**Aim of the exercise**
Select lines where the word "React" appears.

**Working data**
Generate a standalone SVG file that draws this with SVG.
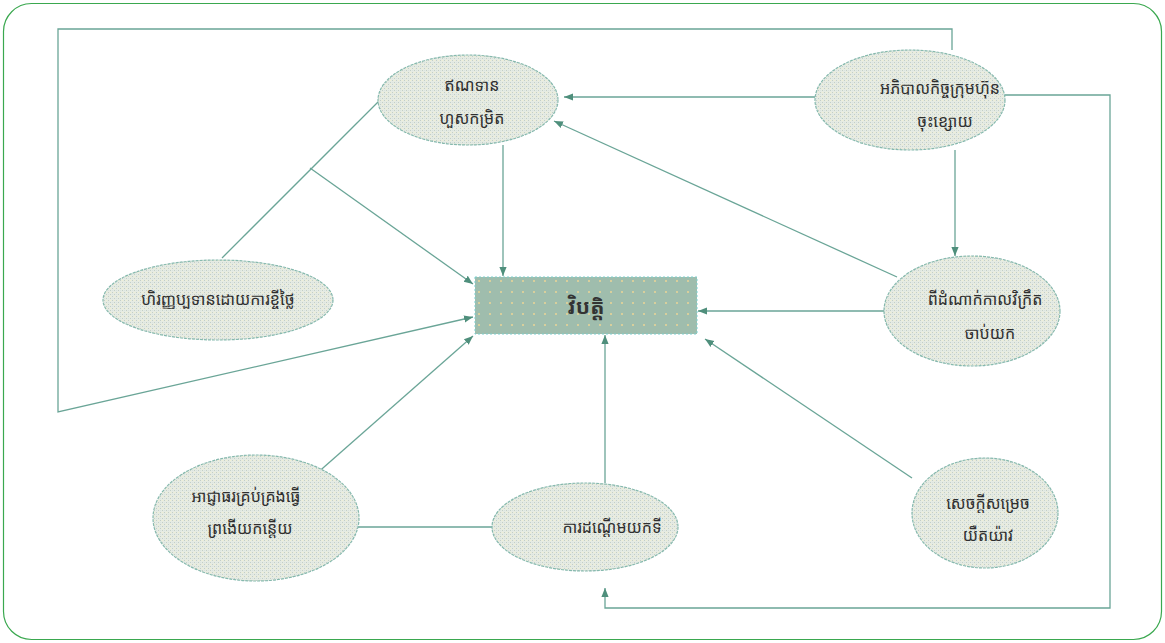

==

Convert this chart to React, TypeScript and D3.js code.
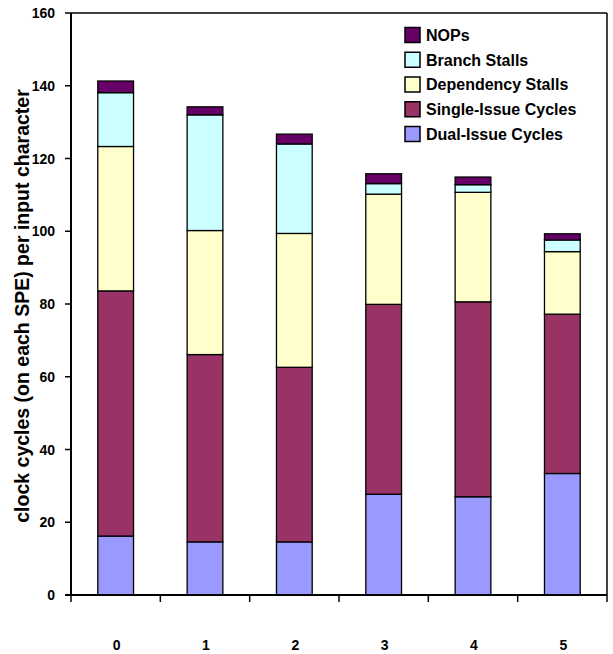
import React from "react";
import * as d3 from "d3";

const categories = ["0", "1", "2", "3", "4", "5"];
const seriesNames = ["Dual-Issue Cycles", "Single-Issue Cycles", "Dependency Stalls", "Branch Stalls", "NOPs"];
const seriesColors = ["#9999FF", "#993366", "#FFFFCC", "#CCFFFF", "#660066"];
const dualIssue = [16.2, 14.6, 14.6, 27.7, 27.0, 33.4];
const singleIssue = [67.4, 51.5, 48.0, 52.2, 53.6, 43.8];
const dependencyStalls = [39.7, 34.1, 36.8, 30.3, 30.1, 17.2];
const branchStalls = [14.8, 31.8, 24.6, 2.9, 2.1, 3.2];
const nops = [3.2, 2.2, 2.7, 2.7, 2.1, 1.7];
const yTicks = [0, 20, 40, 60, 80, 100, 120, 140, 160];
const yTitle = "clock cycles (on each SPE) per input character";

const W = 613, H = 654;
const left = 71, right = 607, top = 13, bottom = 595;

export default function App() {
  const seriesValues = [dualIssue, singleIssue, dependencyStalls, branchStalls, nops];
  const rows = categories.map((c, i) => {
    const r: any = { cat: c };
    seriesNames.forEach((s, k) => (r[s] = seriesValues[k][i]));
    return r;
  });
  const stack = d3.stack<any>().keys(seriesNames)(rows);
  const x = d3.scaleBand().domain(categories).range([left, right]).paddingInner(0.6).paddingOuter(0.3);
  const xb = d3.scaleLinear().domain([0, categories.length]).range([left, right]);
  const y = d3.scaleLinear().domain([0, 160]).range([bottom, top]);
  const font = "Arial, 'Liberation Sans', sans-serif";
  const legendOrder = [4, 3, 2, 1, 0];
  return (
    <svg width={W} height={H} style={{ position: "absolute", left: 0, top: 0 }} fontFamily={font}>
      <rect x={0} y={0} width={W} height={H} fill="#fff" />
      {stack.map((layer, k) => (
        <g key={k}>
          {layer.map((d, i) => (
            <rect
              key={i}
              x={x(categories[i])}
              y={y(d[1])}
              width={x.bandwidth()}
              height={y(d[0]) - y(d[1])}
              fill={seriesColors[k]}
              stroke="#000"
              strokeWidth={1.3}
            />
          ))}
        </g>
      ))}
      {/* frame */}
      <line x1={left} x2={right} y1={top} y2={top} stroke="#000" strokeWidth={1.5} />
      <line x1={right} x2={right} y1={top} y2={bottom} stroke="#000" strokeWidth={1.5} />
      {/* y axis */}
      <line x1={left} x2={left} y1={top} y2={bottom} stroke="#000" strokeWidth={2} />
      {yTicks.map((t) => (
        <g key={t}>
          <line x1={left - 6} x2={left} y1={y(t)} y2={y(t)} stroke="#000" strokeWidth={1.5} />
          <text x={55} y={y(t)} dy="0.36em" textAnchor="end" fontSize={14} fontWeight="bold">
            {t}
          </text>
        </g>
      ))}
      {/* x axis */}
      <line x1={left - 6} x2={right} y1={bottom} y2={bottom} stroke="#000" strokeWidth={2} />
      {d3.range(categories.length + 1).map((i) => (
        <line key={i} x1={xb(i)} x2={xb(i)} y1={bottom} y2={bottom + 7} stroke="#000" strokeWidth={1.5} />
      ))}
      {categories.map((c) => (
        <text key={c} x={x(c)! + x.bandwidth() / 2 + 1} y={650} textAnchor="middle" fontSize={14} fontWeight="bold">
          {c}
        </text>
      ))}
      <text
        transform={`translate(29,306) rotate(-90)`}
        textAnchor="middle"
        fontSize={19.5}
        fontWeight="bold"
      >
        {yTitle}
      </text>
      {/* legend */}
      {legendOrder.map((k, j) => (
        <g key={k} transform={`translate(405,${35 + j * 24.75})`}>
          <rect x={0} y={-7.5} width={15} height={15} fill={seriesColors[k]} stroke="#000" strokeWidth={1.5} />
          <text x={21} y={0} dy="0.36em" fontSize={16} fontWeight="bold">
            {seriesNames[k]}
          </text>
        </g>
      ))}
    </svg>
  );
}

==

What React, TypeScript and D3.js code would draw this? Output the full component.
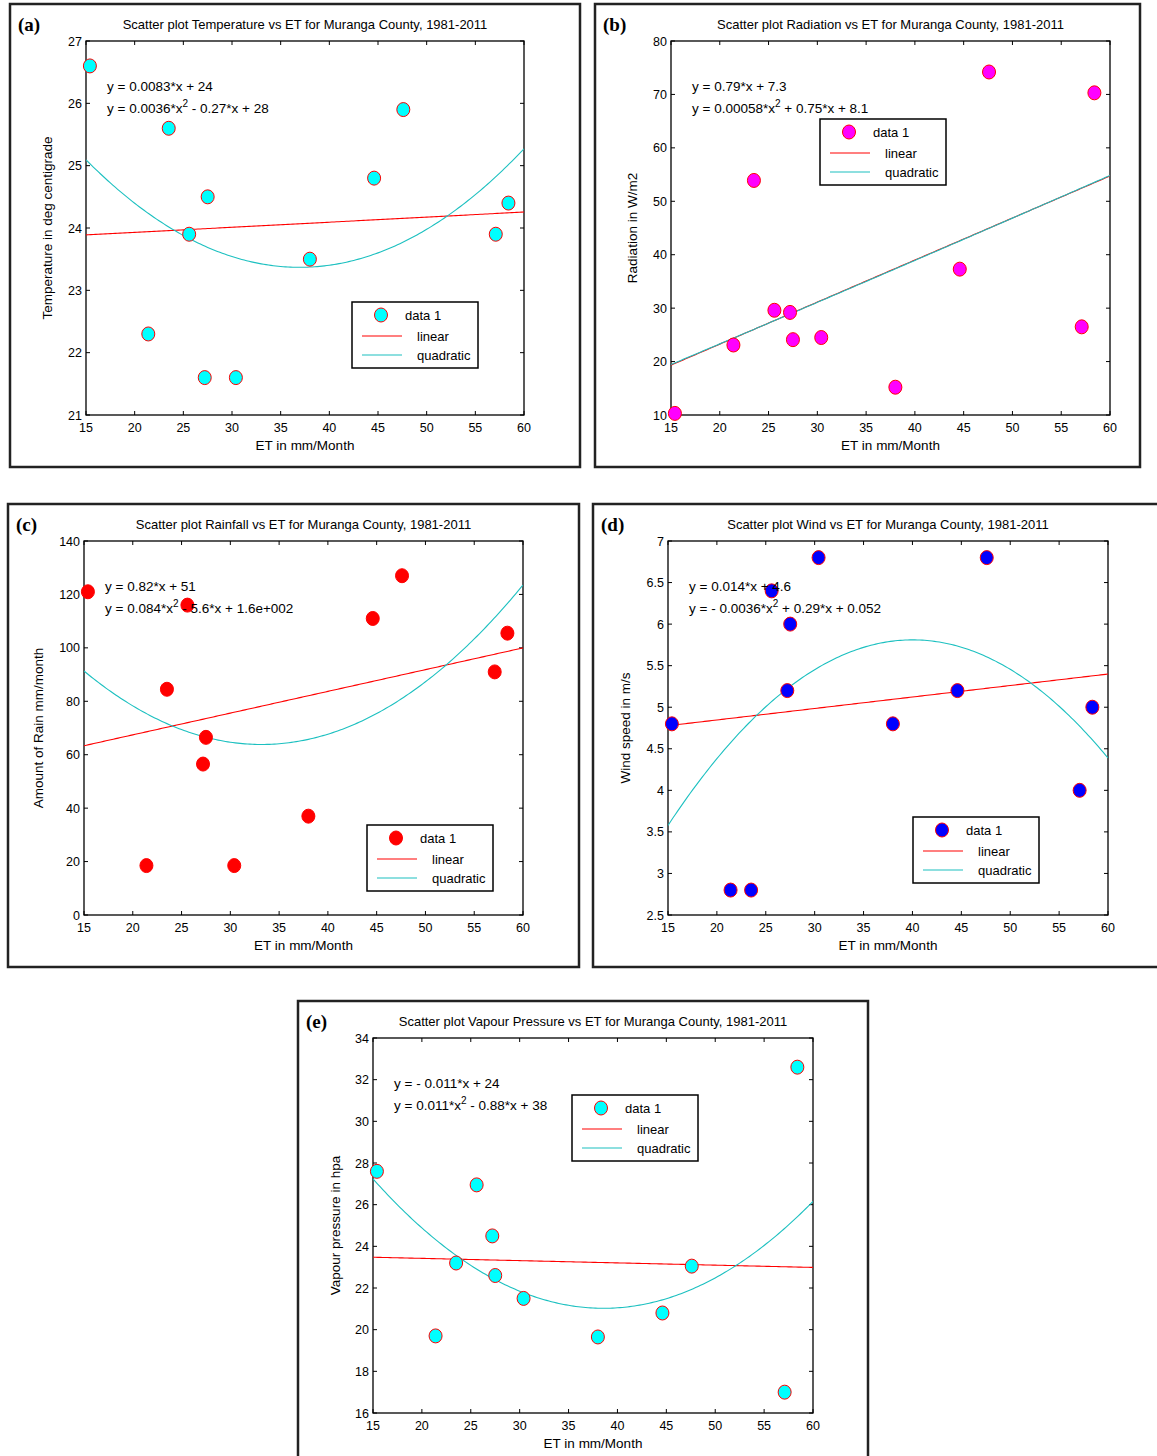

**Solution below**
Convert this chart to React, TypeScript and D3.js code.
import React from "react";
What React, TypeScript and D3.js code would draw this? Output the full component.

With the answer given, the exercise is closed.